Well, that was the most extraordinary opportunity, in that the character that I was modelling myself on not only existed and was still alive, but was my exact age. … Robert was shot in the Falklands War, in the Battle of Tumbledown, on his twenty first birthday. He was shot in the head. It blew away a huge part of his brain. And he fought through, and his will and his courage were absolutely extraordinary. And a weird kind of merging … took place while we were filming. … I would jump out of my wheelchair at the end of the day shoot. And … because I'd felt so connected to Robert, … it was an irony that was not lost on me.
Presenter asks
Have you been frightened of [Hollywood]?
I don't know. … Probably, yes. I did resist it, and I'm not sure whether that was just self-protection. … hiding behind a kind of … snobbery about it. I talked myself into the idea that it was … a value judgment rather than just fear.
Presenter asks
Why do you consider the theatre easier than making films?

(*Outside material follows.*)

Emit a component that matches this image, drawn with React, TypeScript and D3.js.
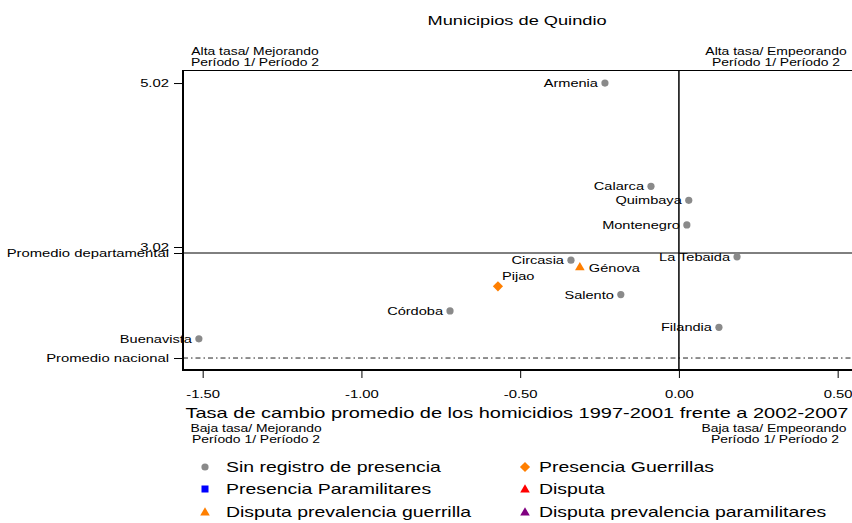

I resist the idea that theatre is what it's all really about in terms of acting. I don't see why that is the case. And with theatre, you're in control of the territory on stage. You are going to do it in the sequence that the writer intended it to be done. … Films are not only shot out of sequence to the point which it absolute … mangles what you're trying to do. … Now, I think that is a far greater test of one's ability to do what we were talking about earlier, which is to go back to that childish place where you can just believe.
“I'm not like mister Darcy, I'm much more animated, I talk too much, and I don't own the half of Derbyshire.”

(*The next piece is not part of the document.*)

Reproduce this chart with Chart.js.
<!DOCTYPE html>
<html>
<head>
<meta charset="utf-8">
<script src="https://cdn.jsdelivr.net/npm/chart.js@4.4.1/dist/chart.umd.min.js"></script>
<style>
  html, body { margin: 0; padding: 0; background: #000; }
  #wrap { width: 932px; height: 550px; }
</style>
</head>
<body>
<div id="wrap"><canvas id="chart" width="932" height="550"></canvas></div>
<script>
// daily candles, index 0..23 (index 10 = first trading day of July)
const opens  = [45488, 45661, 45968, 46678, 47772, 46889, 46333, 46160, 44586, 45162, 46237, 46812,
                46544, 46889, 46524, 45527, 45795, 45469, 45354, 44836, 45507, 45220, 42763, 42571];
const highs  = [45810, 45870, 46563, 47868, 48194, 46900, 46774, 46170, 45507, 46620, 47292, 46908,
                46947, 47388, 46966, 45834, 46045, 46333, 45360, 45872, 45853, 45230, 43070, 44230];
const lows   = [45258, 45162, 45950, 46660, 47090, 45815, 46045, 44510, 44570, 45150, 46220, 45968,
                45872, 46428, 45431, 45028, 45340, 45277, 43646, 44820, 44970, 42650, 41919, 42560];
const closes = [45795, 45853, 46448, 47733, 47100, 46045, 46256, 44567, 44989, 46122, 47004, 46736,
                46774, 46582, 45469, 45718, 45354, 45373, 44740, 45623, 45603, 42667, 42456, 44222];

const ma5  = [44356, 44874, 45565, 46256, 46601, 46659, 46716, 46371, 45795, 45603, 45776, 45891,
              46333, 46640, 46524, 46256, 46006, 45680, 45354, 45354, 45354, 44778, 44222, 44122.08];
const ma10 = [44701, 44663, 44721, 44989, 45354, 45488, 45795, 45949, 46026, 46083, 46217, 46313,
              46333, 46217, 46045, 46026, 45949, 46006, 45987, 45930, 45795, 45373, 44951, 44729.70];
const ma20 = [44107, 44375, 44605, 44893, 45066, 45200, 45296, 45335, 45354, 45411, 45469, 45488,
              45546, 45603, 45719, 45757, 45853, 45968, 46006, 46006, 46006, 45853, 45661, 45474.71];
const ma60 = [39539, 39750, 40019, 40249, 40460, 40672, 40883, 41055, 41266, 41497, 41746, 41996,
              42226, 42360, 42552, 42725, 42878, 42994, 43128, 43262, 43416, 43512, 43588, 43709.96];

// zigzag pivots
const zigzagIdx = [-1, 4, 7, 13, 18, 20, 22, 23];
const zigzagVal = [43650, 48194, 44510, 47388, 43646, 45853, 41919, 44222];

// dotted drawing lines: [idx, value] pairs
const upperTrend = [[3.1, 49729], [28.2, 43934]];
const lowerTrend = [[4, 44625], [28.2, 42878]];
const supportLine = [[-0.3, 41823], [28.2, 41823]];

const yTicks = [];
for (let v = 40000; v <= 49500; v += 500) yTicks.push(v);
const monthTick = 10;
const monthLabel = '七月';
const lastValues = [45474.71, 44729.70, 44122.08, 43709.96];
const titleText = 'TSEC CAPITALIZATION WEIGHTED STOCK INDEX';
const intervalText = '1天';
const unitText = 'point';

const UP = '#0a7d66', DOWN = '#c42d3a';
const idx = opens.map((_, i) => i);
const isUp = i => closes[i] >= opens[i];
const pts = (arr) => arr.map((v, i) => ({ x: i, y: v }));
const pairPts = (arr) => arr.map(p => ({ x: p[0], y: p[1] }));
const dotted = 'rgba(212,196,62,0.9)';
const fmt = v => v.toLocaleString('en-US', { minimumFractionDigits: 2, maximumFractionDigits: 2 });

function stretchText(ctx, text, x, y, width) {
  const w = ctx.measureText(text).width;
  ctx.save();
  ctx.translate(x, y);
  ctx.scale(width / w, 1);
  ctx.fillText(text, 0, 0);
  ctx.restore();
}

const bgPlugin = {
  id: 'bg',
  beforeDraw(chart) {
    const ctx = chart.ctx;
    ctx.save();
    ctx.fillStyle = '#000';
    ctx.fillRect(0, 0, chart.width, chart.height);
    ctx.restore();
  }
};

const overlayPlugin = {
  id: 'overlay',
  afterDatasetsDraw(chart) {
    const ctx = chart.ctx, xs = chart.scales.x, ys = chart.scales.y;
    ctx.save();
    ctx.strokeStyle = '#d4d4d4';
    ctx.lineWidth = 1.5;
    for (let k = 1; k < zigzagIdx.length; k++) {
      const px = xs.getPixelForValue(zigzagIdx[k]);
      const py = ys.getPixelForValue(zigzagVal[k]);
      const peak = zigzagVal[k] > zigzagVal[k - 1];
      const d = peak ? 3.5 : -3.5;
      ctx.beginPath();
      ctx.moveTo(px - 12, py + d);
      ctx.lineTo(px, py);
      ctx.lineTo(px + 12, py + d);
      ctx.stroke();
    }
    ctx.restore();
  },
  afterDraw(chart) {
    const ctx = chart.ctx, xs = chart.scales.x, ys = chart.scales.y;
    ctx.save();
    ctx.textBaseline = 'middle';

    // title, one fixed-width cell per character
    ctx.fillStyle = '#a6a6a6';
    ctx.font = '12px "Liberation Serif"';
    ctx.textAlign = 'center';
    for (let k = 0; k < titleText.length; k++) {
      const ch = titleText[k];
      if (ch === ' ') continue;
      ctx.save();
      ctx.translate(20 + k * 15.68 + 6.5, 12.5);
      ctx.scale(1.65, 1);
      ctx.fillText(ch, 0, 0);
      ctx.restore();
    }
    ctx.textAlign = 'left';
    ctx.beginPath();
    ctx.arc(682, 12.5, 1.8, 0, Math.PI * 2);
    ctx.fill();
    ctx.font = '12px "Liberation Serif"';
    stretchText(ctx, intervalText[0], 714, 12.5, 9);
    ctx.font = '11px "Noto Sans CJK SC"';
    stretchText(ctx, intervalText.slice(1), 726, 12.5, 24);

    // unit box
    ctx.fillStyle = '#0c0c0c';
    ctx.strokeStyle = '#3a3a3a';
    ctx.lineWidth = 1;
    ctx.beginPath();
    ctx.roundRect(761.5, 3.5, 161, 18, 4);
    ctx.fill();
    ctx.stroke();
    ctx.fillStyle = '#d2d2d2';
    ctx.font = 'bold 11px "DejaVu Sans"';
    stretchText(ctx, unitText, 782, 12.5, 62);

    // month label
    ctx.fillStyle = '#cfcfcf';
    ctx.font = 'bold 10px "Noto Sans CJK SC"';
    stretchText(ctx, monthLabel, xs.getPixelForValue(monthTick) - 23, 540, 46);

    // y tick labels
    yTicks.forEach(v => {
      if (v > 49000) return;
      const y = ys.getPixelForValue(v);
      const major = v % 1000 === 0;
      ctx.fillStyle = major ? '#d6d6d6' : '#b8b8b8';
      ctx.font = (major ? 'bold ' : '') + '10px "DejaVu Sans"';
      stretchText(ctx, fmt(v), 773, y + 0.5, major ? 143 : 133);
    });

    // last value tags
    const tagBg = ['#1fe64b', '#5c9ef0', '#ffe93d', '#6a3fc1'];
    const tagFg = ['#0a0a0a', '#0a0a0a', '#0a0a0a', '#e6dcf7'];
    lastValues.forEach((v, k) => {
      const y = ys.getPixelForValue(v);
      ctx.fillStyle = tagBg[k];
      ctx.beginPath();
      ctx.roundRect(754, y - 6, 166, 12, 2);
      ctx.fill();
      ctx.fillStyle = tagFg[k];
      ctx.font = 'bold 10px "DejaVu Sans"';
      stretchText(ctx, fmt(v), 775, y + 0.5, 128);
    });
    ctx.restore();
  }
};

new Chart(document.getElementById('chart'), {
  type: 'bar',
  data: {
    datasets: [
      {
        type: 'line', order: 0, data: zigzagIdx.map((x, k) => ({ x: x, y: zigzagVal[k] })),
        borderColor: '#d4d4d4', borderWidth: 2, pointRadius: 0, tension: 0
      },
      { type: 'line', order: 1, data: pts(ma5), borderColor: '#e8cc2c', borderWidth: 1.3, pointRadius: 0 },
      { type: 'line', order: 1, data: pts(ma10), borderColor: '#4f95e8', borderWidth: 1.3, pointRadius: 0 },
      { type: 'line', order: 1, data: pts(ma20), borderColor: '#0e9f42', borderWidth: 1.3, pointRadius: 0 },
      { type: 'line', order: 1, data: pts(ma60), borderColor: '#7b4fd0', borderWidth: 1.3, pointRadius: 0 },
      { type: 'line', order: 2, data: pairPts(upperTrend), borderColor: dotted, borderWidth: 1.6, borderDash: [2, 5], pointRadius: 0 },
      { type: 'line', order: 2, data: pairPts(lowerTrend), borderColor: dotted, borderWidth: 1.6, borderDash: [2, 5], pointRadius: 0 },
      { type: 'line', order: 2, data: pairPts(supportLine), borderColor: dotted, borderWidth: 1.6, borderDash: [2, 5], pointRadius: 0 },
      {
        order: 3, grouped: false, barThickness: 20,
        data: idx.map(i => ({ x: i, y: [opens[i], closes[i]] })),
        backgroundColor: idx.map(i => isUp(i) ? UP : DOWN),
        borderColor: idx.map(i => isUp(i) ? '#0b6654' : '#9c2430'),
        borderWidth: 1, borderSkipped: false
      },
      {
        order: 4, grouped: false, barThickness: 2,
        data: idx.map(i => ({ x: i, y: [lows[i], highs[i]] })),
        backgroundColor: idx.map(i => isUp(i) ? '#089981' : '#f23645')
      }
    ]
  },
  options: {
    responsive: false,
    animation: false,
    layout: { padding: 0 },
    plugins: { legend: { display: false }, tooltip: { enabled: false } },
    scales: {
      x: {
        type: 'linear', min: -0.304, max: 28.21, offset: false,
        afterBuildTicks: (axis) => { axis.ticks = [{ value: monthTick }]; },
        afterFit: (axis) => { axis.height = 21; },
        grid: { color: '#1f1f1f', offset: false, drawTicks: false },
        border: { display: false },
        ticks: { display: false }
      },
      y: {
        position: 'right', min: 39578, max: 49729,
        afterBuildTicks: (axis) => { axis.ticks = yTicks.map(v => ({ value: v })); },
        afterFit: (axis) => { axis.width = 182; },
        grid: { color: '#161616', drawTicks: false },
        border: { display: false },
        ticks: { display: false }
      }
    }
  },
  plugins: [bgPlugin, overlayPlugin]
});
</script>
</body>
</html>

“It's been absolutely what's driven me through life, I think. Even if you write a diary of what you did that day, suddenly your day looks different because it has narrative form. It has a kind of ending to it.”
“At forty-five you realize there's something wrong with that. And thank God I've got kids because you go home and the roles are reversed immediately. You can't say to your child, you behave yourself, I'm going to call my agent. Suddenly you're the slave and … that does help.”
“It turned everything around seeing Paul Schofield. I watched a performance which made me reassess what acting was. It was nothing to do with demonstration. It was nothing to do with even anything that I was conscious of in body language. It was just an expression of integrity. And there was such a paradox in that, because acting by nature is false. So, how can this man, by doing very little, exude truth and humanity and intelligence?”